Durante a madrugada de domingo, sonhei duas vezes com o jogo. Mas nada, nada compara o que foi aquele domingo, dia 4 de dezembro. Acordei e recebi a notícia que o Magrão tinha nos deixado. Não o vi jogando, mas conheço a história do meu time e dou muito valor aos meus ídolos. Não vive os 23 anos de fila, mas choro toda vez que vejo o gol do Basílio, como se eu estivesse lá. Isso explica o amor que temos pelo nosso time. Faz parte da minha vida. Faz parte do meu caráter. Por isso, Doutor como você mesmo quis e profetizou "quero morrer num domingo, com o Corinthians campeão", teve seu desejo realizado. Descanse em paz e obrigada!
Nunca um dia foi tão estranho. Nunca um dia: chorar de dor e de alegria. Mas, o
Doutor explica o que é esse estado de espírito. E por último, se você não consegue ser feliz com que o futebol te proporciona, Drummond explica pra você:

Bem-aventurados os que não entendem nem aspiram a entender de futebol, pois deles é o reino da tranquilidade.
Bem-aventurados os que, por entenderem de futebol, não se expõem ao
risco de assistir às partidas, pois não voltam com decepção ou enfarte.
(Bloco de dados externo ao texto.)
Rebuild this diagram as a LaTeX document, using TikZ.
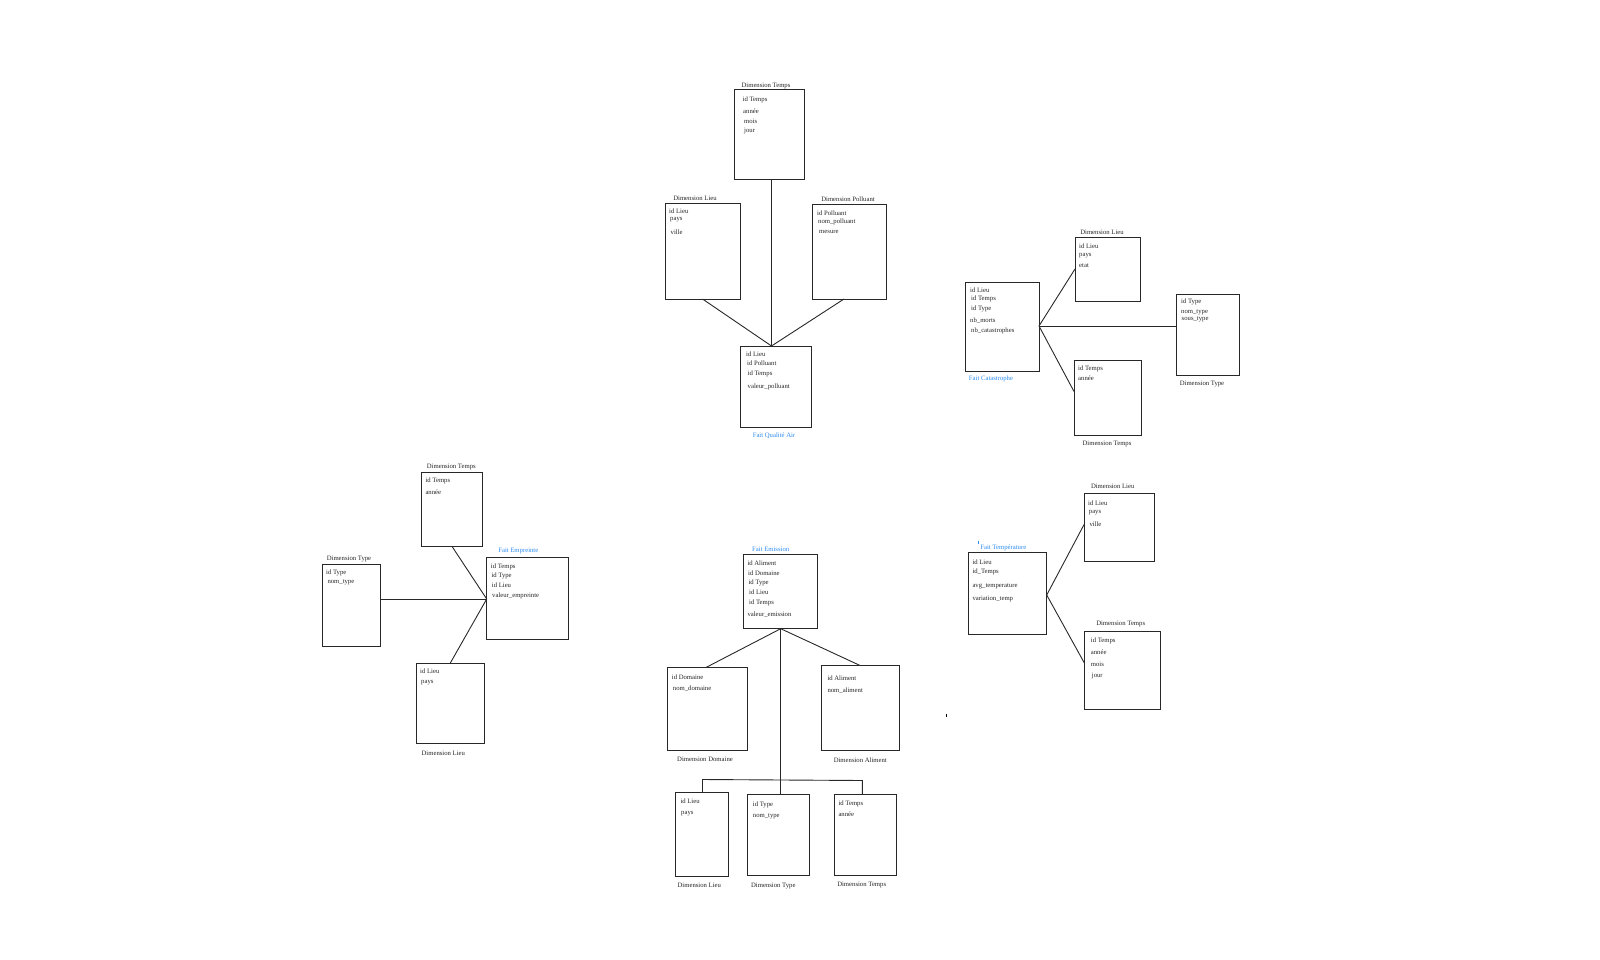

Bem-aventurados os que não têm a paixão clubista, pois não sofrem de
janeiro a janeiro, com apenas umas colherinhas de alegria a título de
bálsamo, ou nem isto.
Bem-aventurados os que não escalam, pois não terão suas mães agravadas,
seu sexo contestado e sua integridade física ameaçada, ao saírem do
estádio.
Bem-aventurados os que não são escalados, pois escapam de vaias,
projéteis, contusões, fraturas, e mesmo da glória precária de um dia.
Bem-aventurados os que não são cronistas esportivos, pois não carecem de explicar o inexplicável e racionalizar a loucura.
Bem-aventurados os fotógrafos que trocaram a documentação do esporte
pela dos desfiles de modas, pois não precisam gastar tempo infindável
para fotografar o relâmpago de um gol.
Bem-aventurados os fabricantes de bolas e chuteiras, que não recebem as
primeiras na cara e as segundas na virilha, como os atletas e
assistentes ocasionais de peladas.
Bem-aventurados os que não conseguiram comprar televisão a cores a tempo
de acompanhar a Copa do Mundo, pois, assistindo pelo aparelho do
vizinho, sofrem sem pagar 20 prestações pelo sofrimento.
Bem-aventurados os surdos, pois não os atinge o estrondar das bombas da
vitória, que fabricam outros surdos, nem o matraquear dos locutores,
carentes de exorcismo.
Bem-aventurados os que não moram em ruas de torcida institucionalizada,
ou em suas imediações, pois só recolhem 50% do barulho preparatório ou
comemoratório.
Bem-aventurados os cegos, pois lhes é poupado torturar-se com o
espetáculo direto ou televisionado da marcação cerrada, que paralisa os
campeões, ou do lance imprevisível, que lhes destrói a invencibilidade.
Bem-aventurados os que nasceram, viveram e se foram antes de 1863,
quando se codificaram as leis do futebol, pois escaparam dos tormentos
da torcida, inclusive dos ataques cardíacos infligidos tanto pela
derrota como pela vitória do time bem-amado.
Bem-aventurados os que, entre a bola e o botão, se contentaram com este,
principalmente em camisa, pois se consolam mais facilmente de perder o
botão da roupa do que o bicho da vitória.
Bem-aventurados os que não confundem a derrota do time da Lapônia pelo
time da Terra do Fogo com a vitória nacional da Terra do Fogo sobre a
Lapônia, pois a estes não visita o sentimento de guerra.
Bem-aventurados os que, depois de escutar este sermão, aplicarem todo o
ardor infantil no peito maduro para desejar a vitória do selecionado
brasileiro nesta e em todas as futuras Copas do Mundo, como faz o velho
sermoneiro desencantado, mas torcedor assim mesmo, pois para o diabo vá a
razão quando o futebol invade o coração.